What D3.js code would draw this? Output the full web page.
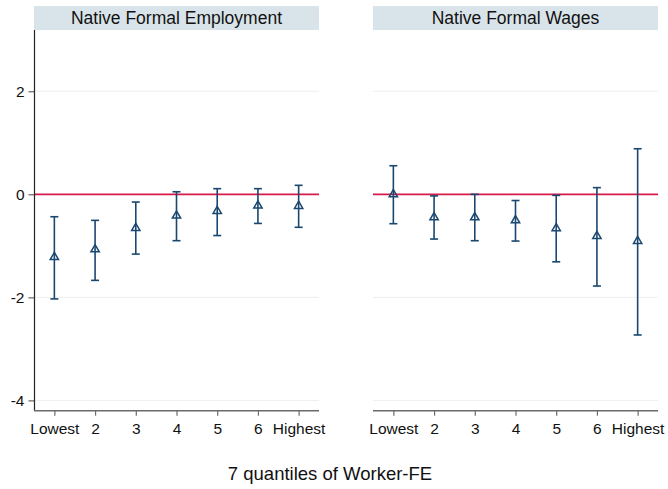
<!DOCTYPE html>
<html>
<head>
<meta charset="utf-8">
<script src="https://cdn.jsdelivr.net/npm/d3@7"></script>
<style>
  html, body { margin: 0; padding: 0; background: #fff; }
  svg { display: block; font-family: "Liberation Sans", Arial, Helvetica, sans-serif; }
</style>
</head>
<body>
<svg id="chart" width="668" height="489"></svg>
<script>
// Quantile categories along the x axis
const categories = ["Lowest", "2", "3", "4", "5", "6", "Highest"];
const yTicks = [-4, -2, 0, 2];

// Native formal employment: point estimates and 95% CI bounds
const empCoef = [-1.22, -1.07, -0.655, -0.415, -0.325, -0.22, -0.227];
const empLo   = [-2.03, -1.67, -1.16, -0.90, -0.80, -0.565, -0.64];
const empHi   = [-0.435, -0.505, -0.15, 0.05, 0.11, 0.11, 0.175];

// Native formal wages: point estimates and 95% CI bounds
const wageCoef = [0.0, -0.447, -0.447, -0.505, -0.66, -0.81, -0.907];
const wageLo   = [-0.57, -0.868, -0.90, -0.907, -1.31, -1.78, -2.73];
const wageHi   = [0.555, -0.03, 0.0, -0.12, -0.02, 0.13, 0.885];

const panelTitles = ["Native Formal Employment", "Native Formal Wages"];
const axisTitle = "7 quantiles of Worker-FE";

const navy = "#1a476f";
const red = "#d7194b";
const stripFill = "#d9e4ea";
const gridColor = "#eeeeee";

const svg = d3.select("#chart");

const plotTop = 30, plotBottom = 410.7;
const y = d3.scaleLinear().domain([-4.2, 3.19]).range([plotBottom, plotTop]);

const panels = [
  { x0: 34, x1: 319, coef: empCoef, lo: empLo, hi: empHi, title: panelTitles[0], yAxis: true },
  { x0: 373, x1: 658, coef: wageCoef, lo: wageLo, hi: wageHi, title: panelTitles[1], yAxis: false }
];

panels.forEach(p => {
  const g = svg.append("g");
  const x = d3.scalePoint().domain(categories).range([p.x0, p.x1]).padding(0.5);

  // header strip
  g.append("rect")
    .attr("x", p.x0).attr("y", 6)
    .attr("width", p.x1 - p.x0).attr("height", 24)
    .attr("fill", stripFill);
  g.append("text")
    .attr("x", (p.x0 + p.x1) / 2).attr("y", 24)
    .attr("text-anchor", "middle")
    .attr("font-size", 17.5)
    .attr("fill", "#111")
    .text(p.title);

  // horizontal grid lines
  g.selectAll("line.grid")
    .data(yTicks.filter(t => t !== 0))
    .join("line")
    .attr("class", "grid")
    .attr("x1", p.x0).attr("x2", p.x1)
    .attr("y1", d => y(d)).attr("y2", d => y(d))
    .attr("stroke", gridColor).attr("stroke-width", 1);

  // zero reference line
  g.append("line")
    .attr("x1", p.x0).attr("x2", p.x1)
    .attr("y1", y(0)).attr("y2", y(0))
    .attr("stroke", red).attr("stroke-width", 1.6);

  // y axis (left panel only)
  if (p.yAxis) {
    const ya = g.append("g")
      .attr("transform", `translate(${p.x0 + 0.5},0)`)
      .call(d3.axisLeft(y).tickValues(yTicks).tickSize(6).tickPadding(4).tickFormat(d3.format("d")));
    ya.select(".domain").attr("d", `M0,${plotTop}V${plotBottom}`).attr("stroke", "#222").attr("stroke-width", 1.2);
    ya.selectAll(".tick line").attr("stroke", "#444");
    ya.selectAll(".tick text")
      .attr("font-size", 15.5).attr("fill", "#111")
      .attr("font-family", "Liberation Sans, Arial, sans-serif")
      .text(d => d < 0 ? "-" + Math.abs(d) : d);
  }

  // x axis
  const xa = g.append("g")
    .attr("transform", `translate(0,${plotBottom})`)
    .call(d3.axisBottom(x).tickSize(5).tickPadding(7));
  xa.select(".domain").attr("d", `M${p.x0},0H${p.x1}`).attr("stroke", "#6b6b6b").attr("stroke-width", 1.6);
  xa.selectAll(".tick line").attr("stroke", "#6b6b6b").attr("stroke-width", 1.2);
  xa.selectAll(".tick text")
    .attr("font-size", 15.5).attr("fill", "#111")
    .attr("font-family", "Liberation Sans, Arial, sans-serif");

  // confidence intervals
  const rows = categories.map((c, i) => ({ c, coef: p.coef[i], lo: p.lo[i], hi: p.hi[i] }));
  const capW = 4;
  const eb = g.append("g").attr("stroke", navy).attr("stroke-width", 1.6).attr("fill", "none");
  eb.selectAll("line.bar").data(rows).join("line")
    .attr("x1", d => x(d.c)).attr("x2", d => x(d.c))
    .attr("y1", d => y(d.hi)).attr("y2", d => y(d.lo));
  eb.selectAll("line.capHi").data(rows).join("line")
    .attr("x1", d => x(d.c) - capW).attr("x2", d => x(d.c) + capW)
    .attr("y1", d => y(d.hi)).attr("y2", d => y(d.hi));
  eb.selectAll("line.capLo").data(rows).join("line")
    .attr("x1", d => x(d.c) - capW).attr("x2", d => x(d.c) + capW)
    .attr("y1", d => y(d.lo)).attr("y2", d => y(d.lo));

  // hollow triangle markers
  const tri = d3.symbol().type(d3.symbolTriangle).size(30);
  g.append("g").selectAll("path").data(rows).join("path")
    .attr("d", tri)
    .attr("transform", d => `translate(${x(d.c)},${y(d.coef)})`)
    .attr("fill", "none").attr("stroke", navy).attr("stroke-width", 1.5);
});

// shared x-axis title
svg.append("text")
  .attr("x", 330).attr("y", 480)
  .attr("text-anchor", "middle")
  .attr("font-size", 18.5)
  .attr("fill", "#111")
  .text(axisTitle);
</script>
</body>
</html>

★ ★ ★ ★ ★ ★ ★

Written task:
Please repeat exactly the data above from its first line to the line that contains "0.11, 0.11, 0.175];", inclusive, and leave every picture out.

Result of this task:
What D3.js code would draw this? Output the full web page.
<!DOCTYPE html>
<html>
<head>
<meta charset="utf-8">
<script src="https://cdn.jsdelivr.net/npm/d3@7"></script>
<style>
  html, body { margin: 0; padding: 0; background: #fff; }
  svg { display: block; font-family: "Liberation Sans", Arial, Helvetica, sans-serif; }
</style>
</head>
<body>
<svg id="chart" width="668" height="489"></svg>
<script>
// Quantile categories along the x axis
const categories = ["Lowest", "2", "3", "4", "5", "6", "Highest"];
const yTicks = [-4, -2, 0, 2];

// Native formal employment: point estimates and 95% CI bounds
const empCoef = [-1.22, -1.07, -0.655, -0.415, -0.325, -0.22, -0.227];
const empLo   = [-2.03, -1.67, -1.16, -0.90, -0.80, -0.565, -0.64];
const empHi   = [-0.435, -0.505, -0.15, 0.05, 0.11, 0.11, 0.175];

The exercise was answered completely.